Los glaciares han sido durante siglos los gigantes silenciosos del planeta, custodios de agua dulce, reguladores del clima y testigos del paso del tiempo. Hoy, su deshielo acelerado por el calentamiento global los convierte en una de las mayores señales de alarma de nuestra era. A medida que retroceden, dejan tras de sí un vacío que amenaza la estabilidad ecológica y social del mundo.
Los datos son inequívocos. Según la NASA, si Groenlandia y la Antártida perdieran todo su hielo, el nivel del mar podría subir más de 70 metros. Pero no hace falta llegar tan lejos: solo un par de metros de incremento inundarían ciudades enteras, desplazando a millones.
Más allá del aumento del mar, la crisis glaciar supone un golpe directo al suministro de agua dulce. Cerca de 1.900 millones de personas dependen del deshielo estacional para sobrevivir, desde el Himalaya hasta los Andes. Si el glaciar desaparece, el río muere, y con él, la agricultura, la industria y la vida cotidiana.
En los ecosistemas de alta montaña, la pérdida de hielo implica una sequía progresiva. Menos agua significa menos cultivos, más incendios y desplazamientos forzados.
Con menos superficie blanca para reflejar el sol, el planeta absorbe más calor, intensificando la emergencia climática. Y con ello, huracanes más potentes, olas de calor extremas y fenómenos meteorológicos fuera de control.
El derretimiento del permafrost libera metano y CO₂ atrapados durante milenios, agravando el calentamiento en un peligroso bucle sin freno.

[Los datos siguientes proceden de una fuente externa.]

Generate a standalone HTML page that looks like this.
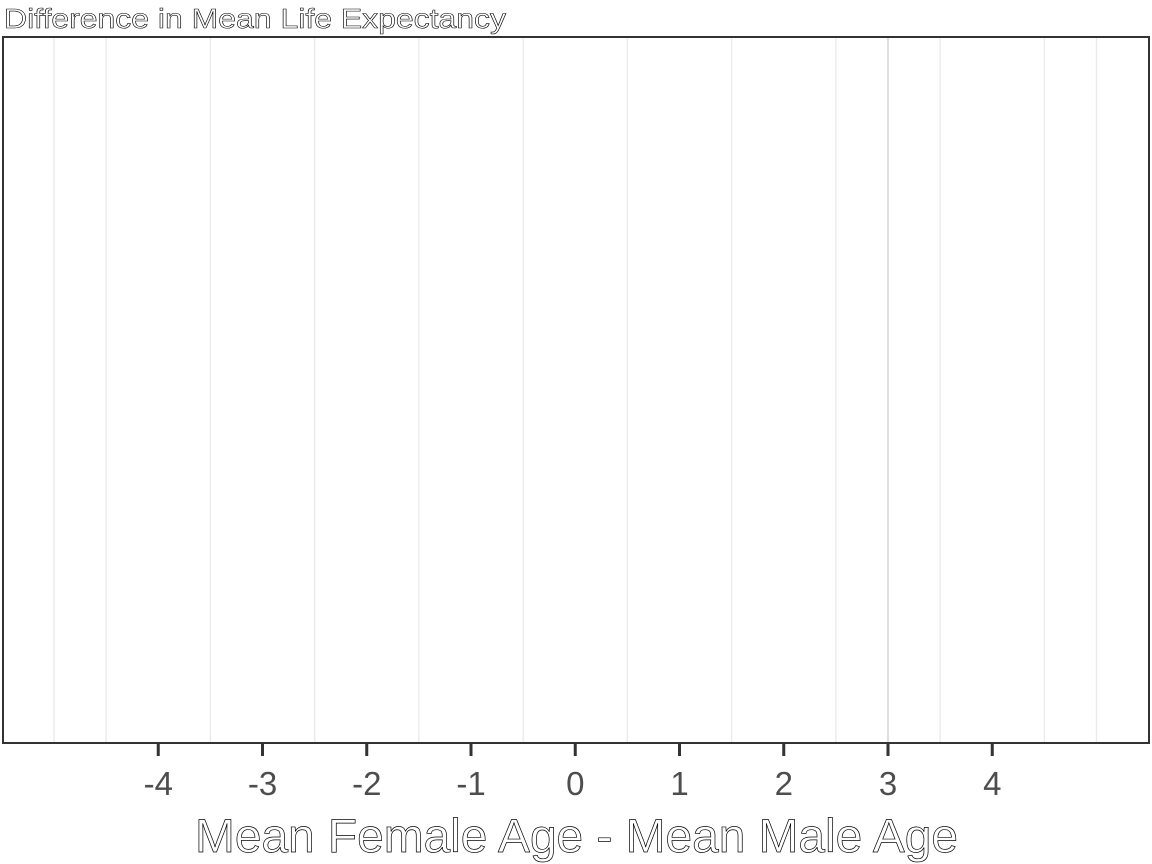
<!DOCTYPE html>
<html><head><meta charset="utf-8"><style>
html,body{margin:0;padding:0;background:#fff;}
svg{display:block;font-family:"Liberation Sans",sans-serif;}
</style></head><body>
<svg id="chart" width="1152" height="864" xmlns="http://www.w3.org/2000/svg">
<rect x="0" y="0" width="1152" height="864" fill="#fff"/>
<text x="4" y="28" font-size="28" textLength="502" lengthAdjust="spacingAndGlyphs" fill="#fff" stroke="#000" stroke-width="0.6">Difference in Mean Life Expectancy</text>
<g id="grid"></g>
<g id="marks"></g>
<rect x="3" y="37" width="1146" height="706" fill="none" stroke="#333" stroke-width="2"/>
<g id="ticks"></g>
<text x="195" y="852" font-size="47" textLength="763" lengthAdjust="spacingAndGlyphs" fill="#fff" stroke="#000" stroke-width="0.7">Mean Female Age - Mean Male Age</text>
</svg>
<script>
const tickValues = [-4, -3, -2, -1, 0, 1, 2, 3, 4];
const tickLabels = ["-4", "-3", "-2", "-1", "0", "1", "2", "3", "4"];
const gridValues = [-5, -4.5, -3.5, -2.5, -1.5, -0.5, 0.5, 1.5, 2.5, 3.5, 4.5, 5];
const markerValues = [3];

const NS = "http://www.w3.org/2000/svg";
const panelTop = 37, panelBottom = 743;
function xScale(v){ return 575.25 + v * 104.25; }
function mk(tag, attrs, parent){
  const e = document.createElementNS(NS, tag);
  for (const k in attrs) e.setAttribute(k, attrs[k]);
  parent.appendChild(e);
  return e;
}
const gridG = document.getElementById('grid');
gridValues.forEach(v => {
  const l = mk('line', {x1: xScale(v), x2: xScale(v), y1: panelTop, y2: panelBottom, stroke: '#ebebeb', 'stroke-width': 1.4}, gridG);
  
  
});
const marksG = document.getElementById('marks');
markerValues.forEach(v => {
  const l = mk('line', {x1: xScale(v), x2: xScale(v), y1: panelTop, y2: panelBottom, stroke: '#c8c8c8', 'stroke-width': 1.2}, marksG);
  
  
});
const ticksG = document.getElementById('ticks');
tickValues.forEach((v, i) => {
  const t = mk('line', {x1: xScale(v), x2: xScale(v), y1: 744, y2: 756, stroke: '#333', 'stroke-width': 3}, ticksG);
  
  
  const tx = mk('text', {x: xScale(v), y: 795, 'font-size': 33, 'text-anchor': 'middle', fill: '#4d4d4d'}, ticksG);
  tx.textContent = tickLabels[i];
  
  
});
</script>
</body></html>
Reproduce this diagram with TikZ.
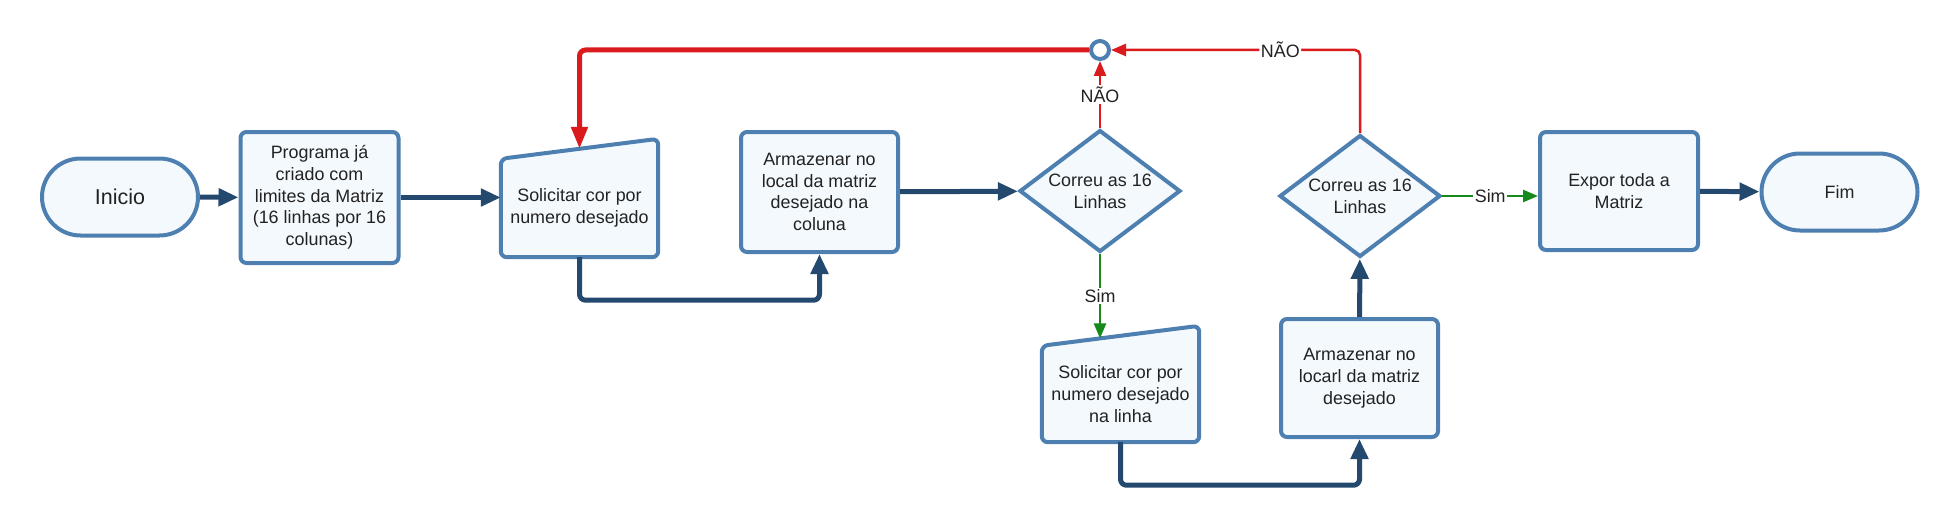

Las especies que habitan ecosistemas fríos y fluviales, como el oso polar o el leopardo de las nieves, pierden su hogar. El colapso ecológico no es ficción: ya está ocurriendo.
Pero aún hay tiempo. Desde transitar hacia energías limpias hasta proteger los ecosistemas naturales y educar a las generaciones futuras, las herramientas existen. Solo falta voluntad política y conciencia colectiva.
El destino de los glaciares no es solo el suyo. Es el nuestro también.